Airport owners, especially those answerable to their shareholders, are required to make a healthy profit, and airliners generate more money, not only in higher landing and departure fees, but through the higher volume of passengers' duty-free purchases. At London Heathrow, for example, a typical Boeing 747 movement generates 200 times as much revenue as a that of a business jet.

The EBAA's Humphries says: "We are not in competition with the airlines. We just want a fair crack of the whip and recognition for the valuable role that we play." Humphries is also managing director of Shell Aircraft, which was forced to switch its European operating base from Heathrow to Rotterdam Airport in the Netherlands in 1997, because of the worsening situation at Europe's busiest hub.

Local pressure group Heathrow Executive Jets Operators Association (HEJOA), headed by the UK's largest FBO, Metro Business Aviation (MBA), is fighting a legal battle against the UK Government-appointed slot co-ordinator, Airport Co-ordination, which it claims has introduced an unfair and damaging slot allocation system which is intended to drive out business aviation.

Metro maintains that the new tactical slot procedures contravene European Union regulations and could have Europe-wide implications as the knock-on effect of airport co-ordination could be felt by business aircraft operators across the continent.

Self preservation

HEJOA's fears are compounded by the publication of a UK Government-sponsored report on the state of the business aviation industry in the south-east of England, which represents over 66,000 annual aircraft movements. Although the study is localised, the effects for the European, and even global, business aircraft community are far reaching.

The study predicts that business aircraft capacity at London's major international airports will halve by 2010, which could significantly affect the industry in general and the UK economy in particular.

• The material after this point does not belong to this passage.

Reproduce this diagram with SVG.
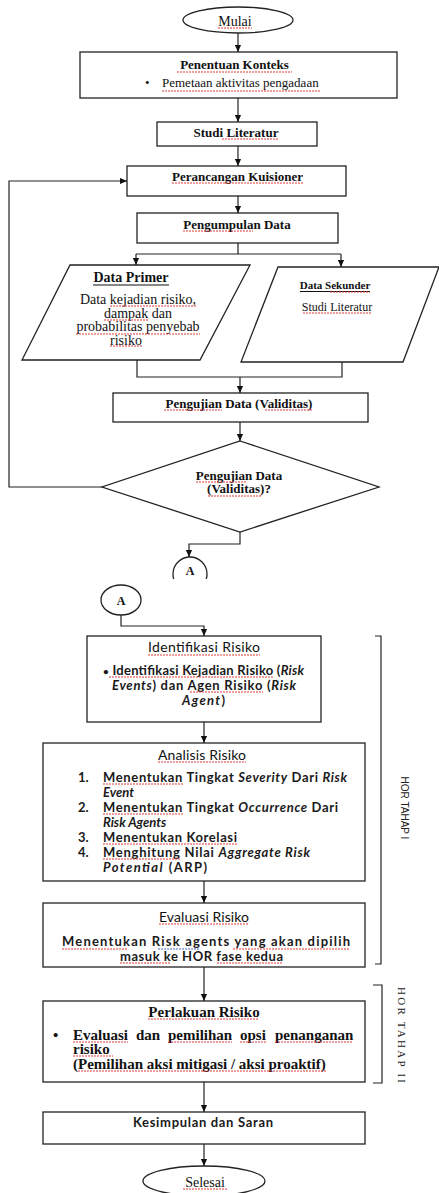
<svg xmlns="http://www.w3.org/2000/svg" width="439" height="1193" viewBox="0 0 439 1193">
<defs>
<marker id="ah" viewBox="0 0 8 8" refX="8" refY="4" markerWidth="7" markerHeight="7" markerUnits="userSpaceOnUse" orient="auto"><path d="M0,0.5 L8,4 L0,7.5 z" fill="#111"/></marker>
<clipPath id="cA"><rect x="150" y="540" width="80" height="39"/></clipPath>
<style>
.bx{fill:#fff;stroke:#222;stroke-width:1.3}
.ln{fill:none;stroke:#222;stroke-width:1.2}
.ar{fill:none;stroke:#222;stroke-width:1.2;marker-end:url(#ah)}
.ul{fill:none;stroke:#111;stroke-width:1}
.tr{font-family:"Liberation Serif","Times New Roman",serif;fill:#111}
.tb{font-family:"Liberation Serif","Times New Roman",serif;font-weight:bold;fill:#111}
.cb{font-family:Lato,"Open Sans",sans-serif;font-weight:bold;font-size:13px;fill:#1a1a1a}
.cr{font-family:Lato,"Open Sans",sans-serif;font-size:14px;fill:#111}
.hs{font-family:"Liberation Sans",Arial,sans-serif;font-size:10px;fill:#222}
.hr{font-family:"Liberation Serif","Times New Roman",serif;font-size:11px;fill:#222}
.it{font-style:italic}
.sq{fill:none;stroke:#e03a3a;stroke-width:1.1;stroke-dasharray:2 1}
.bl{fill:none;stroke:#4a6fc4;stroke-width:1.1;stroke-dasharray:2 1}
</style>
</defs>

<g id="mulai">
<ellipse class="bx" cx="238" cy="20" rx="55" ry="13"/>
<text class="tr" x="235" y="26" font-size="14" text-anchor="middle">Mulai</text>
</g>
<g id="penentuan-konteks">
<rect class="bx" x="80" y="52" width="317" height="46"/>
<text class="tb" x="234.5" y="69" font-size="13" text-anchor="middle">Penentuan Konteks</text>
<text class="tr" x="145" y="87" font-size="13">•</text>
<text class="tr" x="162" y="87" font-size="13">Pemetaan aktivitas pengadaan</text>
</g>
<g id="studi-literatur">
<rect class="bx" x="157" y="122" width="160" height="24"/>
<text class="tb" x="236" y="137" font-size="13" text-anchor="middle">Studi Literatur</text>
</g>
<g id="perancangan-kuisioner">
<rect class="bx" x="127" y="166" width="219" height="30"/>
<text class="tb" x="237.5" y="181" font-size="13" text-anchor="middle">Perancangan Kuisioner</text>
</g>
<g id="pengumpulan-data">
<rect class="bx" x="137" y="213" width="201" height="30"/>
<text class="tb" x="237" y="229" font-size="13" text-anchor="middle">Pengumpulan Data</text>
</g>
<g id="data-primer">
<polygon class="bx" points="70,265 250,265 200,360 22,360"/>
<text class="tb" x="131" y="282" font-size="14" text-anchor="middle">Data Primer</text>
<line class="ul" x1="93" y1="285" x2="169" y2="285"/>
<text class="tr" x="138" y="304" font-size="14" text-anchor="middle">Data kejadian risiko,</text>
<text class="tr" x="138" y="317.5" font-size="14" text-anchor="middle">dampak dan</text>
<text class="tr" x="138" y="331" font-size="14" text-anchor="middle">probabilitas penyebab</text>
<text class="tr" x="110" y="344.5" font-size="14">risiko</text>
</g>
<g id="data-sekunder">
<polygon class="bx" points="278,267 439,267 403,362 241,362"/>
<text class="tb" x="335" y="289" font-size="11" text-anchor="middle">Data Sekunder</text>
<line class="ul" x1="300" y1="291.5" x2="370" y2="291.5"/>
<text class="tr" x="337" y="311" font-size="12" text-anchor="middle">Studi Literatur</text>
</g>
<g id="pengujian-data">
<rect class="bx" x="113" y="393" width="255" height="29"/>
<text class="tb" x="239" y="408" font-size="13" text-anchor="middle">Pengujian Data (Validitas)</text>
</g>
<g id="keputusan-validitas">
<polygon class="bx" points="240,441 379,487 240,532 102,487"/>
<text class="tb" x="239" y="480" font-size="13" text-anchor="middle">Pengujian Data</text>
<text class="tb" x="239" y="493" font-size="13" text-anchor="middle">(Validitas)?</text>
</g>
<g id="konektor-a-1" clip-path="url(#cA)">
<circle class="bx" cx="190" cy="574" r="17"/>
<text class="tb" x="190" y="575" font-size="12" text-anchor="middle">A</text>
</g>
<g id="konektor-a-2">
<ellipse class="bx" cx="121" cy="600" rx="20" ry="15"/>
<text class="tb" x="121" y="605" font-size="12" text-anchor="middle">A</text>
</g>
<g id="identifikasi-risiko">
<rect class="bx" x="87" y="636" width="234" height="86"/>
<text class="cr" x="148" y="652" textLength="112">Identifikasi Risiko</text>
<text class="cb" x="103" y="675" textLength="201"><tspan font-size="10">•</tspan> Identifikasi Kejadian Risiko (<tspan class="it">Risk</tspan></text>
<text class="cb" x="112" y="690" textLength="184"><tspan class="it">Events</tspan>) dan Agen Risiko (<tspan class="it">Risk</tspan></text>
<text class="cb" x="182" y="705" textLength="43"><tspan class="it">Agent</tspan>)</text>
</g>
<g id="analisis-risiko">
<rect class="bx" x="43" y="743" width="322" height="138"/>
<text class="cr" x="158" y="760" textLength="88">Analisis Risiko</text>
<text class="cb" x="78" y="782">1.</text>
<text class="cb" x="103" y="782" textLength="244">Menentukan Tingkat <tspan class="it">Severity</tspan> Dari <tspan class="it">Risk</tspan></text>
<text class="cb it" x="103" y="797">Event</text>
<text class="cb" x="78" y="812">2.</text>
<text class="cb" x="103" y="812" textLength="235">Menentukan Tingkat <tspan class="it">Occurrence</tspan> Dari</text>
<text class="cb it" x="103" y="827">Risk Agents</text>
<text class="cb" x="78" y="842">3.</text>
<text class="cb" x="103" y="842" textLength="134">Menentukan Korelasi</text>
<text class="cb" x="78" y="857">4.</text>
<text class="cb" x="103" y="857" textLength="207">Menghitung Nilai <tspan class="it">Aggregate Risk</tspan></text>
<text class="cb" x="103" y="872" textLength="104"><tspan class="it">Potential</tspan> (ARP)</text>
</g>
<g id="evaluasi-risiko">
<rect class="bx" x="43" y="903" width="322" height="64"/>
<text class="cr" x="159" y="922" textLength="90">Evaluasi Risiko</text>
<text class="cb" x="62" y="946" textLength="288">Menentukan Risk agents yang akan dipilih</text>
<text class="cb" x="120" y="961" textLength="163">masuk ke HOR fase kedua</text>
</g>
<g id="perlakuan-risiko">
<rect class="bx" x="43" y="1001" width="322" height="81"/>
<text class="tb" x="204" y="1017" font-size="15" text-anchor="middle">Perlakuan Risiko</text>
<text class="tb" x="53" y="1040" font-size="15">•</text>
<text class="tb" y="1040" font-size="15"><tspan x="73">Evaluasi</tspan><tspan x="136">dan</tspan><tspan x="168">pemilihan</tspan><tspan x="240">opsi</tspan><tspan x="275">penanganan</tspan></text>
<text class="tb" x="73" y="1054" font-size="15">risiko</text>
<text class="tb" x="73" y="1069" font-size="15">(Pemilihan aksi mitigasi / aksi proaktif)</text>
</g>
<g id="kesimpulan-saran">
<rect class="bx" x="43" y="1112" width="322" height="32"/>
<text class="cb" x="133" y="1127" textLength="140">Kesimpulan dan Saran</text>
</g>
<g id="selesai">
<ellipse class="bx" cx="204" cy="1181" rx="61" ry="15"/>
<text class="tr" x="205" y="1187" font-size="14" text-anchor="middle">Selesai</text>
</g>
<g id="hor-tahap-1">
<path class="ln" d="M375,636 H381 V964 H375"/>
<text class="hs" transform="translate(401,808) rotate(90)" text-anchor="middle">HOR TAHAP I</text>
</g>
<g id="hor-tahap-2">
<path class="ln" d="M373,985 H382 V1083 H373"/>
<text class="hr" transform="translate(398,987) rotate(90)" x="0" y="0" textLength="96">HOR TAHAP II</text>
</g>

<g id="connectors">
<path class="ar" d="M238,33 V52"/>
<path class="ar" d="M238,98 V122"/>
<path class="ar" d="M238,146 V166"/>
<path class="ar" d="M238,196 V213"/>
<path class="ln" d="M238,243 V254 M136,254 H341"/>
<path class="ar" d="M136,254 V265"/>
<path class="ar" d="M341,254 V267"/>
<path class="ln" d="M137,360 V377 H342 V362"/>
<path class="ar" d="M240,377 V393"/>
<path class="ar" d="M240,422 V441"/>
<path class="ar" d="M102,487 H9 V181 H127"/>
<path class="ar" d="M240,532 V544 H189 V557"/>
<path class="ar" d="M121,615 V626 H204 V636"/>
<path class="ar" d="M204,722 V743"/>
<path class="ar" d="M204,881 V903"/>
<path class="ar" d="M204,967 V1001"/>
<path class="ar" d="M204,1082 V1112"/>
<path class="ar" d="M204,1144 V1166"/>
</g>

<g id="spelling-marks">
<path class="sq" d="M218,28H252 M177,72H292 M162,91H320 M222,139H279 M172,183H303 M183,231H253 M110,306H197 M104,320H148 M76,334H200 M110,346H142 M330,292H370 M303,313H372 M164,410H222 M265,410H312 M196,482H247 M208,496H262 M148,655H260 M109,677H273 M190,692H263 M158,762H246 M103,784H184 M103,814H184 M103,844H237 M103,859H181 M159,924H249 M62,949H128 M233,949H350 M120,963H170 M217,963H283 M148,1019H259 M73,1042H128 M168,1042H232 M240,1042H266 M275,1042H353 M73,1056H113 M78,1071H326 M183,1189H227"/>
<path class="bl" d="M158,949H200"/>
</g>
</svg>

It adds that, while the business aviation industry provides a valuable contribution in inward investment, it is coming under increasing pressure from the reduction in available slots. For example, it predicts that, between 1997 and 2010, movements at Heathrow will fall from 5,000 a year to 2,000. At Stansted, the movements could plunge from 8,600 to 5,000, dropping again to 1,000 annual movements by 2010.

In March, 16 ad hoc business and airline charter operators at Stansted, again headed by MBA, formed a pressure group to fight for their long-term security at the airport.

"There is no problem getting in and out of Stansted now. We just want to preserve a future for ad hoc operators in 10-20 years' time," says Stansted Ad Hoc Business Operators Association and MBA chief executive Stephen Grimes.

The European Commission has completed its revision on slot allocation at congested hub airports, scheduled for publication in October. There are deep rooted concerns, however, that the report will advocate slot auctions, restricted access and impose a minimum size of aircraft, thereby denying grandfather rights to long established aircraft operators.

Europe's Business Aviation Fighting Force (BAFF), which consists of four leading European trade associations, including the EBAA, was launched last year to lobby decision makers at national and European government level to formalise business aviation access to all the region's airports.

BAFF member and chief executive of the UK's General Aviation Manufacturers and Traders Association Graham Forbes says: "If you are a custodian of a national transportation asset like an airport you have a moral duty to give a mix of access to other users. Access to these airports will always be needed in addition to a range of suitable aerodromes with assured futures."

The business aviation industry accepts that it, too, has a part to play to ensure its long-term security. The EBAA says: "We must be good neighbours and work closely with the aviation industry, governments and local communities - only then can we expect to reach a consensus."